In de rubriek "Laughing & Complaining" is Spinoza's Ethics ondergebracht. Waarom staat Spinoza daar tussen dit lijstje:
Herzog, Saul Bellow (1964)
The Feminine Mystique, Betty Friedan (1963)
Auto-Emancipation, Leo Pinsker (1882)
Without Feathers, Woody Allen (1975)
Das Kapital, Karl Marx (1867)
Adam Resurrected, Yoram Kaniuk (1971)
The Anxiety of Influence, Harold Bloom (1973)
Ethics, Baruch Spinoza (1677)
Catch-22, Joseph Heller (1961)
Philosophical Investigations, Ludwig Wittgenstein (1953)
Breakdown and Bereavement, Joseph Haim Brenner (1920)
The Street of Crocodiles, Bruno Schulz (1934)

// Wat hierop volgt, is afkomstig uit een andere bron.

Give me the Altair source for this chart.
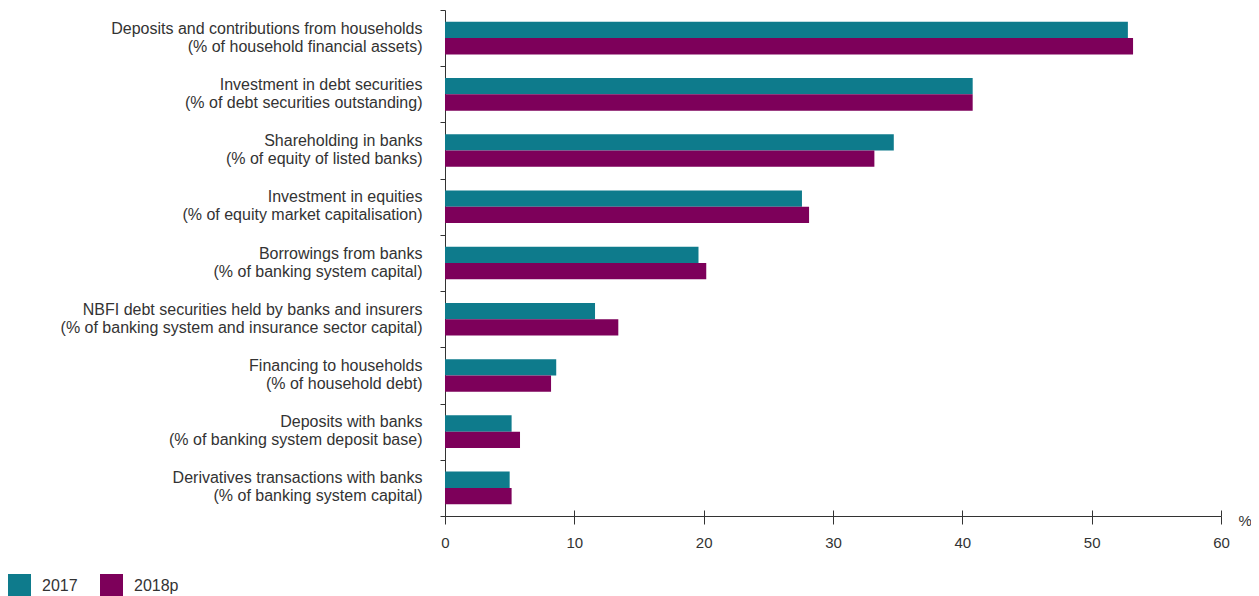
import altair as alt
import pandas as pd

categories = [
    "Deposits and contributions from households|(% of household financial assets)",
    "Investment in debt securities|(% of debt securities outstanding)",
    "Shareholding in banks|(% of equity of listed banks)",
    "Investment in equities|(% of equity market capitalisation)",
    "Borrowings from banks|(% of banking system capital)",
    "NBFI debt securities held by banks and insurers|(% of banking system and insurance sector capital)",
    "Financing to households|(% of household debt)",
    "Deposits with banks|(% of banking system deposit base)",
    "Derivatives transactions with banks|(% of banking system capital)",
]
series = ["2017", "2018p"]
values_2017 = [52.8, 40.8, 34.7, 27.6, 19.6, 11.6, 8.6, 5.15, 5.0]
values_2018p = [53.2, 40.8, 33.2, 28.15, 20.2, 13.4, 8.2, 5.8, 5.15]
x_ticks = [0, 10, 20, 30, 40, 50, 60]
colors = ["#0E7B8C", "#7D005A"]

rows = []
for c, a, b in zip(categories, values_2017, values_2018p):
    rows.append({"category": c, "series": series[0], "value": a})
    rows.append({"category": c, "series": series[1], "value": b})
df = pd.DataFrame(rows)

FONT = "Liberation Sans"
TXT = "#333333"

bars = alt.Chart(df).mark_bar().encode(
    y=alt.Y(
        "category:N",
        sort=categories,
        scale=alt.Scale(paddingInner=0, paddingOuter=0),
        axis=alt.Axis(
            title=None,
            labelExpr="split(datum.label, '|')",
            tickBand="extent",
            labelAlign="right",
            labelBaseline="middle",
            labelPadding=18,
            labelOffset=-10,
            labelFontSize=16,
            labelLineHeight=18,
            labelLimit=0,
            tickSize=5,
            labelColor=TXT,
            tickColor=TXT,
            domainColor=TXT,
        ),
    ),
    x=alt.X(
        "value:Q",
        scale=alt.Scale(domain=[0, 60], nice=False),
        axis=alt.Axis(
            orient="bottom",
            values=x_ticks,
            title="%",
            titleX=793,
            titleY=4,
            titleAlign="left",
            titleBaseline="middle",
            titleFontWeight="normal",
            titleFontSize=15,
            titleColor=TXT,
            labelFontSize=15,
            labelColor=TXT,
            labelPadding=11,
            labelFlush=False,
            tickSize=8,
            tickColor=TXT,
            domainColor=TXT,
            grid=False,
        ),
    ),
    yOffset=alt.YOffset(
        "series:N", sort=series, scale=alt.Scale(paddingInner=0, paddingOuter=0.725)
    ),
    color=alt.Color(
        "series:N",
        sort=series,
        scale=alt.Scale(domain=series, range=colors),
        legend=alt.Legend(
            title=None,
            orient="none",
            legendX=-437,
            legendY=564,
            direction="horizontal",
            symbolType="square",
            symbolSize=529,
            symbolStrokeWidth=0,
            symbolOpacity=1,
            labelFontSize=16,
            labelColor=TXT,
            labelOffset=11,
            columnPadding=22,
            padding=0,
        ),
    ),
)

upticks = alt.Chart(df).mark_point(opacity=0).encode(
    x=alt.X(
        "value:Q",
        scale=alt.Scale(domain=[0, 60], nice=False),
        axis=alt.Axis(
            orient="bottom",
            values=x_ticks,
            offset=-6,
            tickSize=6,
            tickColor=TXT,
            domain=False,
            labels=False,
            title=None,
            grid=False,
        ),
    ),
)

chart = (
    alt.layer(bars, upticks)
    .resolve_axis(x="independent")
    .properties(
        width=776,
        height=506,
        padding={"left": 437, "top": 2, "right": 30, "bottom": 80},
        autosize=alt.AutoSizeParams(type="none"),
    )
    .configure(font=FONT)
    .configure_view(strokeWidth=0, stroke=None)
)

chart.save("out.html", embed_options={"renderer": "svg", "actions": False})
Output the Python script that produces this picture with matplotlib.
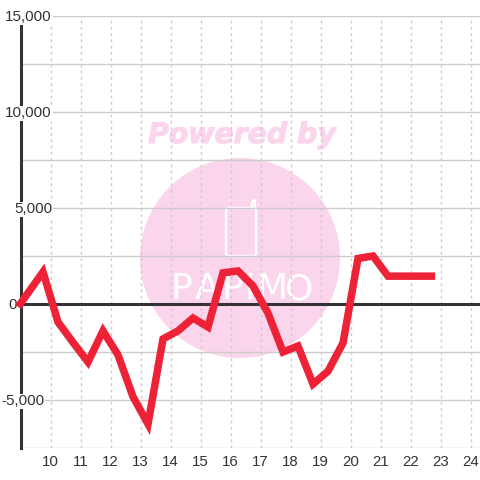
import matplotlib
matplotlib.use('Agg')
import matplotlib.pyplot as plt
import matplotlib.patheffects as pe
from matplotlib.patches import Circle, FancyBboxPatch

plt.rcParams['font.family'] = ['Liberation Sans', 'DejaVu Sans']

hours = [8.92, 9.75, 10.25, 10.75, 11.25, 11.75, 12.25, 12.75, 13.25, 13.75, 14.25, 14.75,
         15.25, 15.75, 16.25, 16.75, 17.25, 17.75, 18.25, 18.75, 19.25, 19.75, 20.25,
         20.75, 21.25, 21.75, 22.25, 22.82]
values = [-150, 1670, -940, -2000, -3020, -1400, -2650, -4830, -6250, -1820, -1400, -730,
          -1200, 1620, 1720, 940, -470, -2500, -2190, -4170, -3500, -2030, 2370,
          2500, 1450, 1450, 1450, 1450]

x_ticks = list(range(10, 25))
y_major = [15000, 10000, 5000, 0, -5000]
y_grid = [15000, 12500, 10000, 7500, 5000, 2500, -2500, -5000, -7500]
y_labels = ['15,000', '10,000', '5,000', '0', '-5,000']
y_label_right = [52, 52, 52, 17, 44]   # px, they don't all line up in the original
logo_letters = ['P', 'A', 'P', 'I', 'M', 'O']
logo_centers = [181, 207, 232, 250, 272, 299]

TEXT = '#333333'
GRID = '#cccccc'
PINK = '#fbd5ec'
RED = '#ee2236'

fig = plt.figure(figsize=(4.8, 4.8), dpi=100)

# watermark layer, in pixels
bg = fig.add_axes([0, 0, 1, 1], zorder=0)
bg.set_xlim(0, 480)
bg.set_ylim(480, 0)
bg.axis('off')
bg.add_patch(Circle((240, 258), 100, color=PINK, lw=0))
bg.text(242, 135, 'Powered by', color=PINK, fontsize=20.4, family='DejaVu Sans',
        weight='bold', style='italic', ha='center', va='center',
        path_effects=[pe.withStroke(linewidth=0.8, foreground=PINK)])
bg.add_patch(FancyBboxPatch((226, 208), 30, 48, boxstyle='round,pad=0,rounding_size=3',
                            fc='none', ec='white', lw=1.6))
bg.plot([252, 252, 255, 255], [208, 202, 200, 208], color='white', lw=1.6)
for letter, cx in zip(logo_letters, logo_centers):
    bg.text(cx, 289, letter, color='white', fontsize=26, family='Liberation Sans Narrow',
            ha='center', va='center')

ax = fig.add_axes([20.5 / 480, 32 / 480, 459.5 / 480, 432 / 480], zorder=1)
ax.patch.set_alpha(0)
ax.set_xlim(9, 9 + 459.5 / 30)
ax.set_ylim(-7500, 15000)
for s in ax.spines.values():
    s.set_visible(False)
ax.set_xticks(x_ticks)
ax.set_yticks([])
ax.tick_params(axis='x', length=0, pad=5, labelsize=10.8, labelcolor=TEXT)

for v in y_grid:
    ax.axhline(v, color=GRID, lw=1, zorder=1)
for h in x_ticks:
    ax.axvline(h, color=GRID, lw=1, ls=(0, (2, 2.5)), zorder=1)

ax.axvline(9, color=TEXT, lw=2.2, zorder=2, clip_on=False)
ax.axhline(0, color=TEXT, lw=2.2, zorder=2)

ax.plot(hours, values, color=RED, lw=5.4, solid_joinstyle='miter', solid_capstyle='butt',
        zorder=4, clip_on=False)

# y labels sit on the plot with a white box that hides the grid and the axis
for v, lab, right in zip(y_major, y_labels, y_label_right):
    ax.annotate(lab, xy=(right, v), xycoords=('figure pixels', 'data'),
                xytext=(0, -1), textcoords='offset points',
                ha='right', va='center', fontsize=11, color=TEXT, zorder=3,
                bbox=dict(fc='white', ec='none', pad=0.5))

fig.savefig('out.png', dpi=100, facecolor='white')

Hungry Hearts, Anzia Yezierska (1920)
Een gezelschapsspelletje zou kunnen zijn: te raden naar wat er in het hoofd van de opstellers van de lijst omging. Ik vermoed dat het om een specimen gaat van de befaamde joodse humor.
Uit de toelichting:
What we
wanted to create was a library of works that have actually moved us
and shaped the way we understand ourselves as Jewish human beings in
the world. We read some of these books as children; some we read
under our covers as teenagers; some we got off college syllabi; some
we discovered, with wonder and awe and surprise, as adults. But all
are books of supreme importance in shaping our lives and our
understanding of the different ways one might be a Jew in the
world—whether the authors are religious Jews, or secular Jews, or
not Jewish by your definition or someone else’s definition, or by
any definition at all.
When it came to organizing the list, we
thought about what these books meant to us and soon came up with the
metaphor of the human mind. Just as each one of the brain’s
individual lobes is useless except as a part of the grander whole,
these categories, too, are meant to serve not as hard barriers but
rather as points of connection and contemplation. More than a few
decisions here will raise eyebrows—why, for example, is Portnoy’s
Complaint filed not under the Laughing & Complaining category but
under Appetites? Why is Anne Frank’s Diary of a Young Girl not in
Suffering & Loss? The answer in all cases is that we tried to
place each book according to what felt for us to be its most
generative material. Some of you, we know, will disagree, and others
will question the very categories themselves. That, we think, is
exactly the point of putting out lists. [Cf.]
Met dank aan Michiel Wielema die mij hierop attendeerde.